Bu gelişme de gösteriyor ki Türkiye'nin ısrarına rağmen Rumlar S - 300 füzeleri konusunda geri adım atmak, makulü görmek niyetinde değiller.
O zaman Sayın Cumhurbaşkanı Demirel'in sözleri haklılık kazanıyor.
Yunanistan'ın pervasız ve saygısız davranışları karşısında sabrı taşan Demirel dün Türkiye'nin kararlılığını en üst düzeydeki bu çıkışla Atina'ya ve dünyaya duyurmuş oldu.
Cumhurbaşkanı adeta "sabrımızı daha fazla zorlayıp, taşırmayın" uyarısında bulundu.

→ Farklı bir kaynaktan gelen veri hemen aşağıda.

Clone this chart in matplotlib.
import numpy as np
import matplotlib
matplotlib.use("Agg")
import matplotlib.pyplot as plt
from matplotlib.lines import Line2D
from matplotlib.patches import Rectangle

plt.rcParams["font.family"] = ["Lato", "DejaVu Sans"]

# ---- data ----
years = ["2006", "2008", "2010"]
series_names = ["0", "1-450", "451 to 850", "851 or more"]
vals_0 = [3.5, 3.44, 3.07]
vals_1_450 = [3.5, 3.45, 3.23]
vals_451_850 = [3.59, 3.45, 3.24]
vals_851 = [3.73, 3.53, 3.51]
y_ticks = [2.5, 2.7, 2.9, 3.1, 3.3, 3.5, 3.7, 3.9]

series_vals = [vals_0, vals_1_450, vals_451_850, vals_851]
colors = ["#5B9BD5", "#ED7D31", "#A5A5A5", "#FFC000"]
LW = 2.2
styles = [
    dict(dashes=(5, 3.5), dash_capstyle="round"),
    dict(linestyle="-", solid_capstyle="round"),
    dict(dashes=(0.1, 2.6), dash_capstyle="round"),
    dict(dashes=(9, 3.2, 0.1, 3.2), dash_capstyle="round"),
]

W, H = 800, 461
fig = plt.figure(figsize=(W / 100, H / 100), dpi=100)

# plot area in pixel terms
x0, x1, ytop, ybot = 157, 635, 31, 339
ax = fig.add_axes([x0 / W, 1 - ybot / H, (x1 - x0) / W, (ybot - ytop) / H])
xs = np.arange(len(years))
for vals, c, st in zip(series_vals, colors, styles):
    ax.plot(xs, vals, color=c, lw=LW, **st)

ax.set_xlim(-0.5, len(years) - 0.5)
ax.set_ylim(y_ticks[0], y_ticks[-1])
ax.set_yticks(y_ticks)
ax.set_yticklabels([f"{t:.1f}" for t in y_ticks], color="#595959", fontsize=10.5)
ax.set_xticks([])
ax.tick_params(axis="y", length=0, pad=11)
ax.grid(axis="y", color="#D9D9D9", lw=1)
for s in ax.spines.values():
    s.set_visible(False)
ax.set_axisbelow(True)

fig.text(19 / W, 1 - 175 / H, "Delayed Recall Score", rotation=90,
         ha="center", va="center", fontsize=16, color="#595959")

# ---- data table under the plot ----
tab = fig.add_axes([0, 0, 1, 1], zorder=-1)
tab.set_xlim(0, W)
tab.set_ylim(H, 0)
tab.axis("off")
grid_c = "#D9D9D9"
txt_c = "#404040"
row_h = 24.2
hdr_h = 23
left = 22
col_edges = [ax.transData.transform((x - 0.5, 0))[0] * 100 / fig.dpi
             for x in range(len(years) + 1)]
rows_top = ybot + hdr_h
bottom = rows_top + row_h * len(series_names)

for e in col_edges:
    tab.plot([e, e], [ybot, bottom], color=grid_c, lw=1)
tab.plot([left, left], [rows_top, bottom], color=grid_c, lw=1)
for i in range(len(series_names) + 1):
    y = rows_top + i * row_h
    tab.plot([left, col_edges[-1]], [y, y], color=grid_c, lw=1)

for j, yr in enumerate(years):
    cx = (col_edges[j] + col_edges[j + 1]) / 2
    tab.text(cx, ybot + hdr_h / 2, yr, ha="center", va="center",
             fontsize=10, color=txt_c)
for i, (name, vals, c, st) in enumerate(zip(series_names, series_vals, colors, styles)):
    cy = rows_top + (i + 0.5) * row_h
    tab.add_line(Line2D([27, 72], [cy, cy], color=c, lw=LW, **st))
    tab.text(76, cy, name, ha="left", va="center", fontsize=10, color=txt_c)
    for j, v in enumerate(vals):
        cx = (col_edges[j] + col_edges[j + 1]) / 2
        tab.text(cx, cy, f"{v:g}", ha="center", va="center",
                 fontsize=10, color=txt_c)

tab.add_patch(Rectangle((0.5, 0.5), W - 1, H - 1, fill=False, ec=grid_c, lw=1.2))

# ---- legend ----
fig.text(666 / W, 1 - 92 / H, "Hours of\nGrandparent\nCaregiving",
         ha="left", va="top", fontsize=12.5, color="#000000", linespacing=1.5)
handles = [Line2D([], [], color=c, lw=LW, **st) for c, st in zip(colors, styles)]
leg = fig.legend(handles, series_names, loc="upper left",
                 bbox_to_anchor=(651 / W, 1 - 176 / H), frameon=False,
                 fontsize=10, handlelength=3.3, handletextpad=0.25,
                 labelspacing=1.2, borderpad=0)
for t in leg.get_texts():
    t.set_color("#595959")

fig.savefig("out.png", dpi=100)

Yunanlılara; "madem bizden korkuyorsunuz öyleyse bizi neden tahrik ediyorsunuz" dediğini hatırlatan Demirel: "Diplomasinin bittiği yerde silahların devreye gireceğini" vurguladı.
Bu konuşma Türkiye'nin Yunanistan'ın olayları tırmandırması karşısında ne kadar hassas ve kararlı olduğunun göstergesi sayılmaz mı?

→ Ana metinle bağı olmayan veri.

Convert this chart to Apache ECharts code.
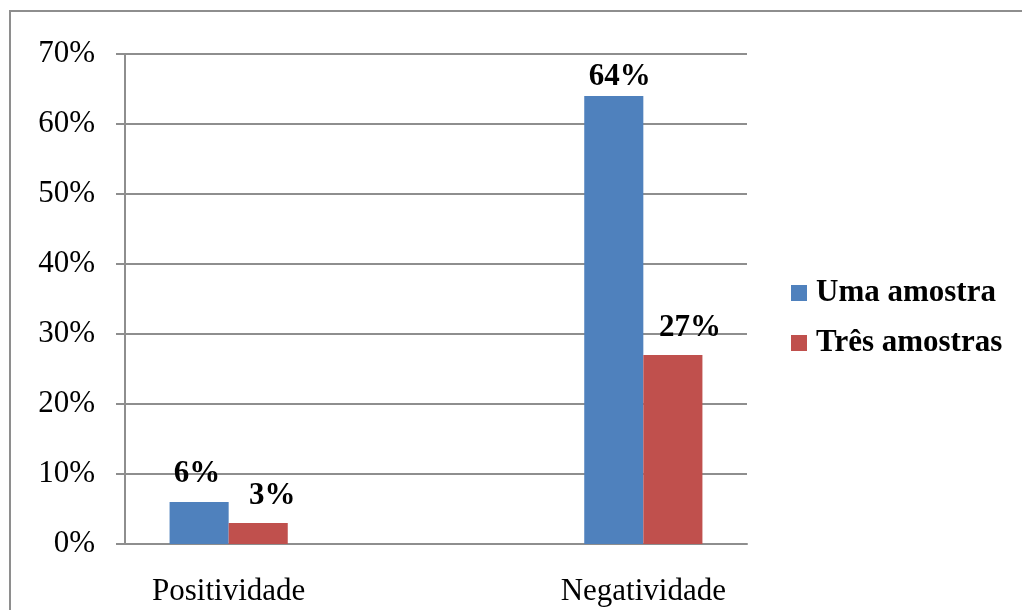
<!DOCTYPE html>
<html>
<head>
<meta charset="utf-8">
<script src="https://cdn.jsdelivr.net/npm/echarts@6/dist/echarts.min.js"></script>
<style>
  html, body { margin: 0; padding: 0; background: #fff; }
  #chart { width: 1022px; height: 610px; }
</style>
</head>
<body>
<div id="chart"></div>
<script>
// Categories (the middle slot is intentionally empty)
const categories = ['Positividade', '', 'Negatividade'];
// Percentages per series
const umaAmostra = [6, null, 64];
const tresAmostras = [3, null, 27];
const seriesNames = ['Uma amostra', 'Três amostras'];

const serif = '"Liberation Serif", "DejaVu Serif", serif';
const gridColor = '#8e8e8e';
const colors = ['#4f81bd', '#c0504d'];

// Hand-placed value labels: [dx, dy] nudges per bar
const labelNudges = [
  [[-2, -9], null, [6, 0]],
  [[14, -8], null, [17, -8]]
];

const chart = echarts.init(document.getElementById('chart'));

function barData(values, nudges) {
  return values.map((v, i) => {
    if (v === null) return null;
    const n = nudges[i] || [0, 0];
    return { value: v, label: { offset: n } };
  });
}

const labelStyle = {
  show: true,
  position: 'top',
  distance: 4,
  formatter: p => p.value + '%',
  fontFamily: serif,
  fontWeight: 'bold',
  fontSize: 31,
  color: '#000'
};

chart.setOption({
  backgroundColor: '#fff',
  animation: false,
  graphic: [{
    type: 'rect',
    shape: { x: 10, y: 11, width: 1040, height: 640 },
    style: { fill: 'none', stroke: gridColor, lineWidth: 2 },
    silent: true
  }],
  grid: { left: 125, right: 275, top: 54, bottom: 66 },
  legend: {
    orient: 'vertical',
    left: 786,
    top: 271,
    icon: 'rect',
    itemWidth: 16,
    itemHeight: 16,
    itemGap: 16,
    textStyle: {
      fontFamily: serif,
      fontWeight: 'bold',
      fontSize: 31,
      color: '#000',
      lineHeight: 34,
      padding: [0, 0, 0, 4]
    },
    data: seriesNames
  },
  xAxis: {
    type: 'category',
    data: categories,
    axisLine: { lineStyle: { color: gridColor, width: 2 } },
    axisTick: { length: 8, lineStyle: { color: gridColor, width: 2 } },
    axisLabel: { fontFamily: serif, fontSize: 31, color: '#000', margin: 32 }
  },
  yAxis: {
    type: 'value',
    min: 0,
    max: 70,
    interval: 10,
    axisLine: { show: true, lineStyle: { color: gridColor, width: 2 } },
    axisTick: { show: true, length: 9, lineStyle: { color: gridColor, width: 2 } },
    splitLine: { lineStyle: { color: gridColor, width: 2 } },
    axisLabel: {
      fontFamily: serif,
      fontSize: 31,
      color: '#000',
      margin: 30,
      formatter: v => v + '%'
    }
  },
  series: [
    {
      name: seriesNames[0],
      type: 'bar',
      data: barData(umaAmostra, labelNudges[0]),
      barGap: '0%',
      barCategoryGap: '43%',
      itemStyle: { color: colors[0] },
      label: labelStyle
    },
    {
      name: seriesNames[1],
      type: 'bar',
      data: barData(tresAmostras, labelNudges[1]),
      itemStyle: { color: colors[1] },
      label: labelStyle
    }
  ]
});
</script>
</body>
</html>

Atina'nın bu hassasiyeti görmezden gelmesi, felaketine de neden olabilecek bir davranış olmaz mı?
* * *
TÜRKİYE, uzun süredir komşularıyla arasının hiç de iyi olmadığı bir dönemi yaşıyor.

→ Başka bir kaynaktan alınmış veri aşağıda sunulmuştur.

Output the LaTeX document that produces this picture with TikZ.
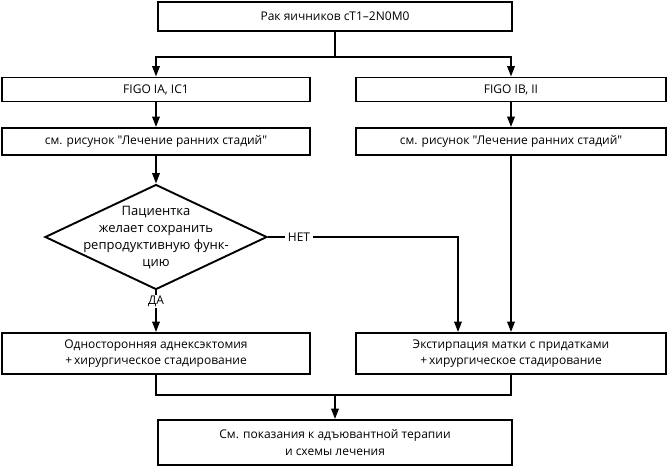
\documentclass[tikz,border=0pt]{standalone}
\usepackage{fontspec}
\setmainfont{Open Sans}[Ligatures=TeXOff]
\usetikzlibrary{shapes.geometric,arrows.meta,calc}
\begin{document}
\begin{tikzpicture}[x=1pt,y=1pt,
  every node/.style={font=\fontsize{12}{16.5}\selectfont},
  box/.style={draw, line width=1.9pt, rectangle, inner sep=0pt, align=center},
  dec/.style={draw, line width=1.9pt, diamond, inner sep=0pt},
  conn/.style={line width=1.9pt},
  arr/.style={conn, -{Triangle[length=10.5pt,width=7.5pt]}},
  lab/.style={inner sep=3pt}
]
\useasboundingbox (0,0) rectangle (668,-467);
\node[box, minimum width=354pt, minimum height=29pt] (top) at (335,-16.5) {Рак яичников сТ1–2N0M0};
\node[box, minimum width=308pt, minimum height=24pt] (figoL) at (156,-89.5) {FIGO IA, IC1};
\node[box, minimum width=310pt, minimum height=24pt] (figoR) at (511,-89.5) {FIGO IB, II};
\node[box, minimum width=308pt, minimum height=27pt] (smL) at (156,-141.5) {см. рисунок "Лечение ранних стадий"};
\node[box, minimum width=310pt, minimum height=27pt] (smR) at (511,-141.5) {см. рисунок "Лечение ранних стадий"};
\node[dec, minimum width=222pt, minimum height=105pt] (d) at (156,-237) {};
\node[align=center, inner sep=0pt, font=\fontsize{13}{17}\selectfont] (dt) at (156,-238) {Пациентка\\желает сохранить\\репродуктивную функ-\\цию};
\node[lab] (net) at (299,-237) {НЕТ};
\node[lab, inner sep=1pt] (da) at (156,-301.5) {ДА};
\node[box, minimum width=308pt, minimum height=41pt] (adnL) at (156,-353.5) {Односторонняя аднексэктомия\\+\,хирургическое стадирование};
\node[box, minimum width=310pt, minimum height=41pt] (extR) at (511,-353.5) {Экстирпация матки с придатками\\+\,хирургическое стадирование};
\node[box, minimum width=354pt, minimum height=45pt] (fin) at (335,-442.5) {См. показания к адъювантной терапии\\и схемы лечения};
\coordinate (fork) at (335,-57);
\coordinate (merge) at (335,-395);
\draw[conn] (top.south) -- (fork);
\draw[arr] (fork) -| (figoL.north);
\draw[arr] (fork) -| (figoR.north);
\draw[arr] (figoL.south) -- (smL.north);
\draw[arr] (figoR.south) -- (smR.north);
\draw[arr] (smL.south) -- (d.north);
\draw[conn] (d.east) -- (net.west);
\draw[arr] (net.east) -| ([xshift=-53pt]extR.north);
\draw[arr] (smR.south) -- (extR.north);
\draw[conn] (d.south) -- (da.north);
\draw[arr] (da.south) -- (adnL.north);
\draw[conn] (adnL.south) |- (merge) -| (extR.south);
\draw[arr] (merge) -- (fin.north);
\end{tikzpicture}
\end{document}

Dün NATO'nun asker deposu olan Türkiye bugün Avrupa Birliği'nden dışlanmış durumda.
Durumun böyle sürdürülmesi mümkün değil.
Askeri tedbirlerin yanında Ankara'nın etkili ve sonuç alıcı diplomatik ataklarına da gerek var.
Cumhurbaşkanı Demirel bunu da önemle vurguluyor.
Demirel; "Dünya konjonktürlerinin ve Türkiye'nin coğrafyasının diplomatlara çetin görevler yüklediğini" hatırlatıyor.
Diplomasi zor bir koşudur ama Türkiye gibi büyük bir ülke bu koşuda da başarılı olmak zorundadır.

TRAFİKTE "tek kişi yasağı" geliyor.
İstanbul Valisi trafikle ilgili bir dizi önlem düşünüyor. Bunu takdirle karşılamak gerekir.
Ama "tek kişi yasağı" öyle mi?
Düşünün bir genç kızınız var, sabah şehrin bir ucundan kalkacak 8.30'da Beyazıt'ta veya Avcılar'da üniversitede olacak.
Derse doğru dürüst yetişsin diye arabanızı ona verdiniz.
Ama bu yasak gelirse kızınız fakülteye gidemeyecek.
"Araba yerine toplu taşım aracı ile gitsin" denilebilir.
İşte işin püf noktası da bu.
Ne zaman rahat, temiz, gittiği yere zamanında varabilen, gereken sayıda toplu taşım aracı sağlanırsa "tek kişi yasağı" da o zaman çok haklı olarak yürürlüğe konulabilir. Kimse de itiraz edemez.
Bugünkü şartlarda ise "tek kişi yasağı" boş laf.